There's a lot of solid thinking in her essay and the reader interested in the morality of lying should read the entire article. Here's a sample of her disagreement with Aquinas:
Aquinas has zero tolerance for false signification [communication], even to save an innocent life. According to his principles, it would be wrong to say to a Nazi seeking to kill Jews hiding in an attic: “There are no Jews in the attic.” He also maintained that it was wrong to cause someone to have a false opinion by telling the truth.

Thus I believe that it would violate Aquinas’ principles to use true speech to mislead Nazis. Someone who had no Jews in his attic, but who answers the door of his neighbor’s house where Jews in fact are hidden, cannot morally say, “There are no Jews in my house,” since he would be leading the Nazi to think falsely about reality. Similarly, a soldier can hide in the bushes to ambush his enemy, but he cannot place his empty tent strategically to deceive the enemy about his whereabouts, for that would be to lead another to think falsely about reality.

This rigorous view extends to the social uses of falsehood as well. Aquinas condemns all false representations of reality, including saying something false for the sake of amusement, ruling out what is known as a “jocose lie.” The same holds for dissimulation designed to smooth over awkward social situations or designed to calm the immature or deranged.

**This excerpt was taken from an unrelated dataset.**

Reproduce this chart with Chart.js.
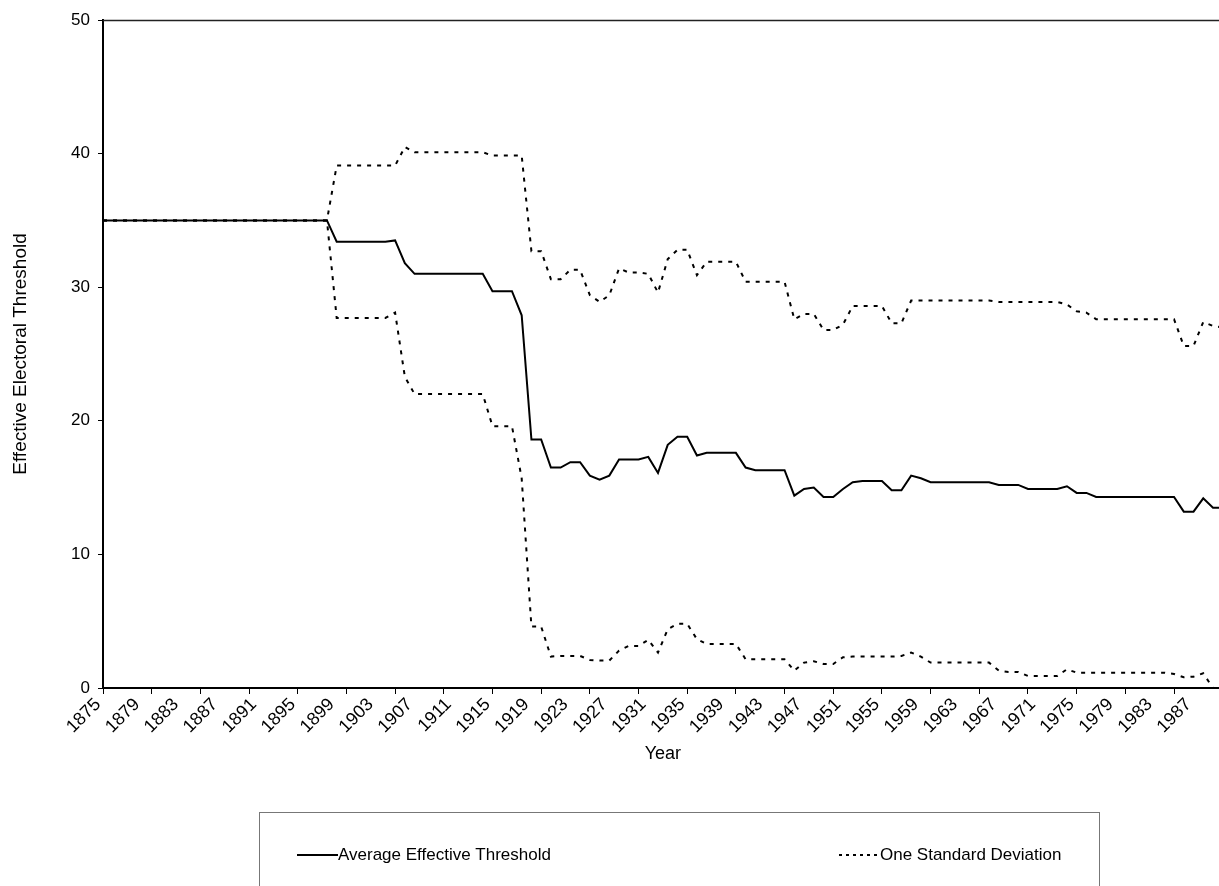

This does not mean that Aquinas holds that all false significations are mortal sins. Lying to the Nazi at the door, exaggerating a story for entertainment, and pretending to enjoy a meal that does not please all fall under the category of a venial sin. Nonetheless, by his way of thinking all false signification is a sin, and as such can never be employed.

Aquinas’ rigorism about uttering falsehoods is certainly cogent, but hard to reconcile with some of his other positions. Aquinas (and the Church) approve of killing someone for the sake of protecting innocent life as well as commandeering or destroying the property of another to protect other goods. Thus the question: Why shouldn’t Aquinas (and the Church) permit false signification uttered in order to protect innocent life and other important goods?
Good question. Consider this variation of an example that Kant employs: A man walking on a city street witnesses an attempted murder. The victim manages to break away and flee past the witness up an alley where she hides. The thug, knife in hand, pursues. When he gets to the witness he grabs him and demands at knifepoint that he tell him where the victim has gone.

Kant (and presumably Aquinas) insists that if the witness says anything he must tell the truth. It's absolutely wrong to lie. Now, suppose that the witness realizes that the victim is his teenage daughter. I submit, that it's morally preposterous to obligate the witness in such an instance to tell the thug where his daughter is hiding or to remain silent.

Anyway, despite my overall agreement with Smith I think she's mistaken about one part of her analysis. She draws a distinction between lying, which she thinks is absolutely wrong, and false signification, which she thinks may sometimes be justified:
Can the defense of some false signification be squared with the traditional absolute prohibition of lying? A close consideration of the analogy with the use of lethal force and the taking of property should help us see that the absolute prohibition can be retained. Neither Aquinas nor the Church understands the use of lethal force in defense of innocent life to be an “exception” to the prohibition of murder.

Nor does the taking or destroying of property belonging to another when necessary to avert some great evil function as an “exception” to the prohibition of theft. Murder is the direct and voluntary killing of an innocent human being. Theft is taking something against the reasonable will of the owner, and a reasonable owner would approve of taking property to protect important goods.

Therefore, properly stated, although killing and the taking of property are sometimes morally permissible, the norms against murder and theft remain absolute, without exception. Similarly, I believe that the telling of some falsehoods and other forms of false signification are compatible with the absolute prohibition of lying.
The problem here, it seems to me, is that the examples she gives of killing/murder and taking/theft really are not analogous to the examples of false signification/lying. Not all killing is murder, but if one knowingly tells the Nazis there are no Jews in the attic when there are that is a lie. If a guest tells the host that he enjoyed the meal when he didn't that is a lie. Not only is it a lie, but, it seems to me (and to Smith) that it's the right thing to do. If so, then lying cannot be absolutely wrong.

One final thought tangential to the main theme of this post. Smith inadvertently raises a theological conundrum when at one point she uses an example of false signification from the Bible. She cites the account (Jn. 7:8-10) of Jesus leading his followers to believe that he was not going to attend the Feast of the Tabernacles and then, after they went without him, he went.

Did Jesus lie or did He change His mind? Christians will reject the former, but if they endorse the latter then it seems they also have to accept that Jesus in his human incarnation did not have exhaustive knowledge of the future. This will not sit well with those who believe that since Jesus was fully divine He was omniscient even though incarnated in a human body.

Perhaps there's a third alternative. I leave it to readers to suggest one.